Al abrirnos el camino del cielo, pues, el Señor nos permite saborear ya en esta tierra la vida divina. Un autor ruso del siglo XX, en su testamento espiritual, escribió: «Observad más a menudo las estrellas. Cuando tengáis un peso en el alma, mirad las estrellas o el azul del cielo. Cuando os sintáis tristes, cuando os ofendan, ... deteneos a mirar el cielo. Así vuestra alma encontrará la paz» (N. Valentini - L. Žák (ed.), Pavel A. Florenskij. Non dimenticatemi. Le lettere dal gulag del grande matematico, filosofo e sacerdote russo, Milán 2000, p. 418).

La teología de las Ascensión viene a poner de relieve que en Cristo nuestra humanidad es llevada a las alturas de Dios; así, cada vez que rezamos, la tierra se une con el Cielo. Y como el incienso, al quemarse, hace subir hacia lo alto, en volutas de humo, el suave aroma de su consunción, así, cuando elevamos al Señor nuestra fervorosa plegaria llena de confianza en Cristo, esta penetra los cielos, llega al Trono de Dios y es por Él escuchada, bendecida y santificada.

Escribe san Agustín comentando el salmo 85 unas consideraciones que vienen aquí muy oportunas: «Dios -empieza diciendo- no puede dar ningún don mayor a los hombres que hacer que su Verbo, por el cual creó todas las cosas, fuese Cabeza de ellos y adaptarlos a Él como miembros, a fin de que fuese Hijo de Dios e hijo del hombre; un solo Dios con el Padre y un solo hombre con los hombres. Por tanto, cuando hablamos a Dios suplicando, no separamos al Hijo de la plegaria; y cuando ruega el Cuerpo del Hijo, no aparta de sí a su Cabeza; y así es el Hijo de Dios, nuestro Señor Jesucristo, el único Salvador de su Cuerpo, el cual pide también por nosotros y en nosotros y también oramos nosotros. Ora por nosotros como sacerdote nuestro; ora en nosotros como nuestra Cabeza; y nosotros oramos a Él como nuestro Dios. Reconozcamos en Él nuestra voz, y su voz en nosotros» (In Ps. 85,1). 
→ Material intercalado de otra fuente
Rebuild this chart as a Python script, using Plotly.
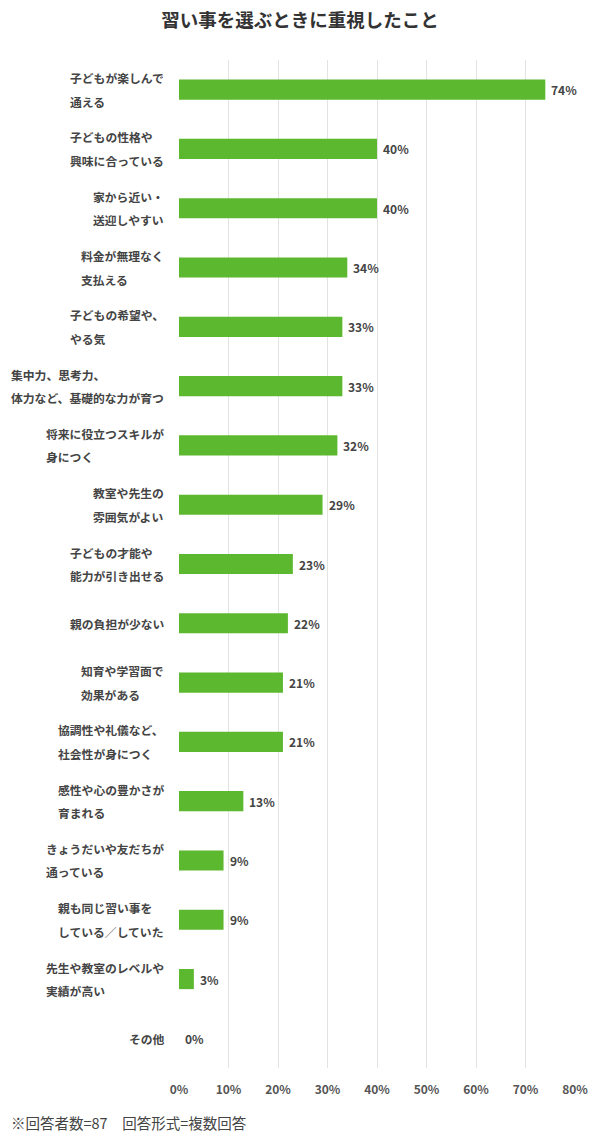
import plotly.graph_objects as go

# Data
label_line1 = [
    '子どもが楽しんで', '子どもの性格や', '家から近い・', '料金が無理なく',
    '子どもの希望や、', '集中力、思考力、', '将来に役立つスキルが', '教室や先生の',
    '子どもの才能や', '親の負担が少ない', '知育や学習面で', '協調性や礼儀など、',
    '感性や心の豊かさが', 'きょうだいや友だちが', '親も同じ習い事を',
    '先生や教室のレベルや', 'その他',
]
label_line2 = [
    '通える', '興味に合っている', '送迎しやすい', '支払える',
    'やる気', '体力など、基礎的な力が育つ', '身につく', '雰囲気がよい',
    '能力が引き出せる', '', '効果がある', '社会性が身につく',
    '育まれる', '通っている', 'している／していた',
    '実績が高い', '',
]
values = [74, 40, 40, 34, 33, 33, 32, 29, 23, 22, 21, 21, 13, 9, 9, 3, 0]
tick_vals = [0, 10, 20, 30, 40, 50, 60, 70, 80]

categories = [a + b for a, b in zip(label_line1, label_line2)]

FONT = 'Noto Sans CJK JP'
GREEN = '#5cb82e'
LABEL_SIZE = 11.8

fig = go.Figure(go.Bar(
    x=values, y=categories, orientation='h',
    marker=dict(color=GREEN, line=dict(width=0)),
    width=0.34,
))

# category labels: two lines, left aligned, block ending left of the axis
for cat, l1, l2 in zip(categories, label_line1, label_line2):
    n = max(len(l1), len(l2))
    lines = [(l1, 0)] if not l2 else [(l1, 12), (l2, -11.5)]
    for txt, dy in lines:
        fig.add_annotation(
            x=0, y=cat, xref='x', yref='y', text=txt, showarrow=False,
            xanchor='left', yanchor='middle', xshift=-(17 + n * LABEL_SIZE), yshift=dy,
            font=dict(family=FONT, size=LABEL_SIZE, color='#444', weight='bold'),
        )

# value labels at the end of each bar
for cat, v in zip(categories, values):
    fig.add_annotation(
        x=v, y=cat, xref='x', yref='y', text=f'{v}%', showarrow=False,
        xanchor='left', yanchor='middle', xshift=4,
        font=dict(family=FONT, size=12, color='#444', weight='bold'),
    )

fig.add_annotation(
    x=0, y=0, xref='paper', yref='paper', xanchor='left', yanchor='middle',
    xshift=-170, yshift=-54, showarrow=False,
    text='※回答者数=87　回答形式=複数回答',
    font=dict(family=FONT, size=14.5, color='#444'),
)

fig.update_layout(
    width=600, height=1140,
    margin=dict(l=179, r=25, t=60, b=72),
    plot_bgcolor='white', paper_bgcolor='white',
    showlegend=False,
    title=dict(text='習い事を選ぶときに重視したこと', x=0.5, xanchor='center',
               y=1 - 21 / 1140, yanchor='middle',
               font=dict(family=FONT, size=18.5, color='#333', weight='bold')),
    xaxis=dict(range=[0, 80], tickvals=tick_vals,
               ticktext=[f'{v}%' for v in tick_vals],
               showgrid=True, gridcolor='#e3e3e3', gridwidth=1,
               zeroline=False, showline=False, ticks='',
               ticklabelstandoff=13,
               tickfont=dict(family=FONT, size=12, color='#555', weight='bold')),
    yaxis=dict(autorange='reversed', showticklabels=False, showgrid=False,
               zeroline=False, ticks=''),
)

fig.write_html('out.html', config={'displayModeBar': False},
               post_script="document.body.style.margin='0';")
Como fiesta específica del retorno de Cristo al Padre, fijada en el día cuadragésimo después de la Pascua, la Ascensión irrumpe a finales del siglo IV. Es, por tanto, de gran antigüedad. Los primeros testimonios en Oriente son Gregorio de Nisa en el 388, y Juan Crisóstomo; en Occidente, por contra, Cromacio de Aquileya y Filastrio de Brescia, sin duda, posteriores a los orientales. Agustín llama todavía a esta fiesta Quedragesima Ascensionis: sus sermones reflejan la costumbre litúrgica de Hipona y Cartago. Los formularios eucológicos del Sacramentarium Leonianum: son los más antiguos de la liturgia romana [eucología es el conjunto de oraciones de un formulario litúrgico]. Tal vez el visigótico Liber Commicus conserva el primitivo sistema de lecturas de la misa en España [Liber Comicus Liber Comitis  (del latín liber-«libro» y comes-«compañero») es un leccionario que contiene pasajes para ser leídos en voz alta durante el oficio divino y la misa]. Las últimas dos lecturas (Hch 1,1-11; Lc 24,36-53) son comunes también a la liturgia bizantina. Parece que con la reforma carolingia el uso de las mismas se generalizó (V. Saxer: DPAC I, 388).

Los Apóstoles, después de la Ascensión, regresaron a Jerusalén “con gran alegría”

Resurrección y ascensión son el mismo misterio: se trata de la gloria de Cristo tras su peregrinación terrena. Más aún: muerte, resurrección, ascensión ocurren en el mismo «instante de Dios», desprendidos de la cronología que marca nuestro reloj de la tierra mientras vamos de camino.

Dice san Juan que Él es nuestro abogado: nos defiende siempre de las asechanzas del diablo, de nosotros mismos, de nuestros pecados (cf. 1 Jn 2,1-2). Y san Lucas, que los Apóstoles, después de haber visto a Jesús subir al cielo, regresaron a Jerusalén «con gran alegría» (24,52). ¿Por qué, si era una despedida y las despedidas suelen ser tristes? Porque, animados de fe, comprenden que, si bien sustraído a su mirada, Jesús permanece por siempre con ellos, no los abandona y, en la gloria del Padre, los sostiene, los guía e intercede por ellos. Es justamente lo que hoy acontece también entre Jesús y nosotros. La Ascensión, por eso, bien pudiera ser conocida y vivida y denominada como solemnidad de la esperanza.